2. Now, run the command below to get detailed information about the single node.
nodetool info
Below, you can see detailed information about the node such as:
- Uptime
- Heap memory info
- Load
- Key cache and Counter cache
- Datacenter location
3. Next, display the Cassandra cluster details by running the command below.
nodetool describecluster
You can see below the detailed Cassandra cluster.
- Cluster Information contains basic information about the Cassandra cluster, including name, default Cassandra partitioner, and schema version.
- Stats for all nodes indicate the current status of all nodes on the Cassandra cluster.
- If you’ve built the Cassandra cluster on multiple data centers, you will see all of your datacenters on the Data centers section.
- The Database versions section shows the Cassandra version on each cluster node.
- The list of all available keyspaces or databases on the Cassandra cluster is available under the Keyspaces section.
Connecting to the Apache Cassandra Cluster
Installing the Apache Cassandra package on the server also installs the Cassandra Query Language Shell (CQLSH).
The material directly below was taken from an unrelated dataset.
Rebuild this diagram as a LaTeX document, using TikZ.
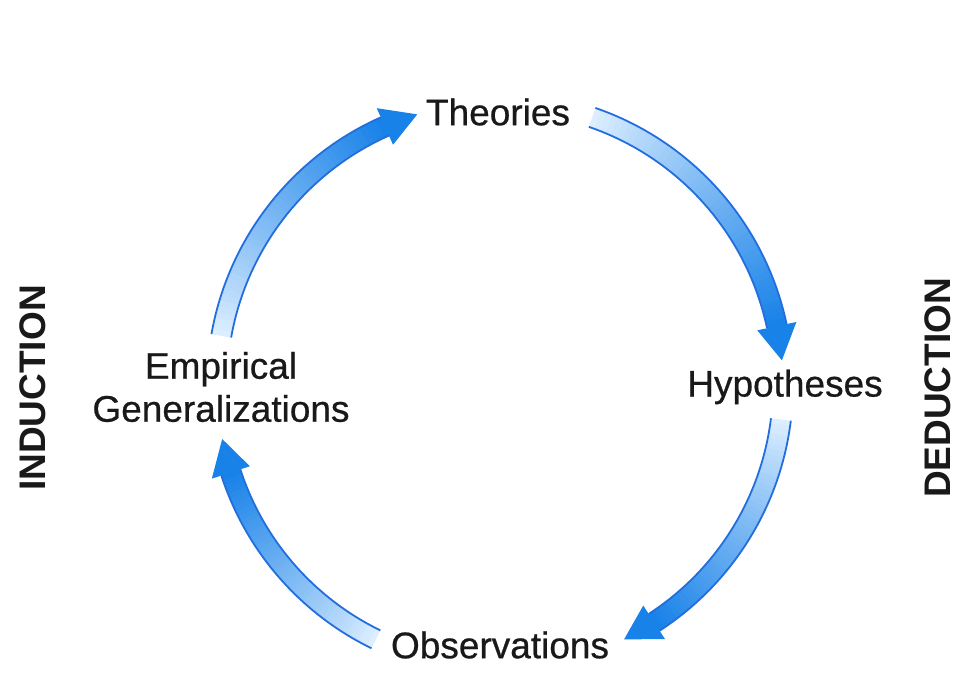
\documentclass[tikz,border=0pt]{standalone}
\usepackage{fontspec}
\setmainfont{Liberation Sans}
\newfontfamily\lblfont{Liberation Sans}[FakeBold=0.6]
\definecolor{arrowlight}{RGB}{220,238,255}
\definecolor{arrowdark}{RGB}{25,130,232}
\definecolor{edgeblue}{RGB}{35,110,222}
\definecolor{txt}{RGB}{25,25,25}
\tikzset{
  lbl/.style={font=\lblfont\fontsize{37}{43}\selectfont, text=txt, align=center, inner sep=0pt},
  side/.style={font=\fontsize{37}{43}\selectfont\bfseries, text=txt, rotate=90, inner sep=0pt},
  rim/.style={edgeblue, line width=1.8pt}
}
\newcommand\cyclearrow[2]{%
  \pgfmathsetmacro\hb{#2+7}%
  \foreach \k in {0,...,47}{%
    \pgfmathsetmacro\aa{#1+(\hb-#1)*\k/48}%
    \pgfmathsetmacro\ab{#1+(\hb-#1)*(\k+1.4)/48}%
    \pgfmathtruncatemacro\pc{100*(\k/47)^0.9}%
    \fill[arrowdark!\pc!arrowlight] (\aa:293) arc[start angle=\aa,end angle=\ab,radius=293]
       -- (\ab:273) arc[start angle=\ab,end angle=\aa,radius=273] -- cycle;
  }%
  \draw[rim] (#1:293) arc[start angle=#1,end angle=\hb,radius=293];
  \draw[rim] (#1:273) arc[start angle=#1,end angle=\hb,radius=273];
  \fill[arrowdark] (\hb:303) -- (#2:283) -- (\hb:263) -- cycle;
}
\begin{document}
\begin{tikzpicture}[x=1pt,y=1pt]
\useasboundingbox (0,0) rectangle (975,687);
\fill[white] (0,0) rectangle (975,687);
\begin{scope}[shift={(500,302)}]
  \cyclearrow{71}{5}
  \cyclearrow{-7}{-64}
  \cyclearrow{244}{191}
  \cyclearrow{170}{107}
\end{scope}
\node[lbl] (theo) at (498,575) {Theories};
\node[lbl] (hyp) at (785,300) {Hypotheses};
\node[lbl] (obs) at (500,42) {Observations};
\node[lbl] (emp) at (221,300) {Empirical\\Generalizations};
\node[side] (ind) at (33,299) {INDUCTION};
\node[side] (ded) at (938,299) {DEDUCTION};
\end{tikzpicture}
\end{document}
This tool allows admins to connect to Apache Cassandra and manage databases or keyspaces and users.
Follow the below steps to connect to the Cassandra cluster using the command-line cqlsh
.
1. Run the cqlsh
command below for connecting to the Cassandra cluster. Specify the Cassandra IP address, and the default port for client connections is 9042
.
cqlsh 172.16.1.10 9042
Once you connect to the Cassandra cluster, you will see a similar output like the screenshot below. This example uses the cluster name ATA Cluster on the server IP address 172.16.1.10
.
2. Now, run the following CQL queries to check which server you connected to, check cluster name, and check all available keyspaces on the Cassandra.
# show detailed host
SHOW HOST
# show cluster name
DESCRIBE CLUSTER
# list all available keyspaces (databases)
DESCRIBE KEYSPACES
You will see a similar output to the screenshot below. The SHOW HOST
query shows you where you’re connected, the query DESCRIBE CLUSTER
shows you the Cassandra cluster name, and the query DESCRIBE KEYSPACES
shows you the list of keyspaces on your Cassandra node.
3. Finally, type the exit
to log out from the cqlsh
environment.
Conclusion
Throughout this tutorial, you’ve learned how to install and configure Apache Cassandra on Linux. You’ve also configured the Apache Cassandra cluster using two Linux servers and secured the deployment using the Firewalld.
At this point, you’re ready to add more servers and scale your deployments, providing high availability, consistency, and redundancy for your data.
What’s next for you? Perhaps begin with setting up the authentication and authorization on your Cassandra cluster, then set up keyspace/database replication for your applications. And while you’re at it, why not learn how to maintain the Apache Cassandra cluster with nodetool?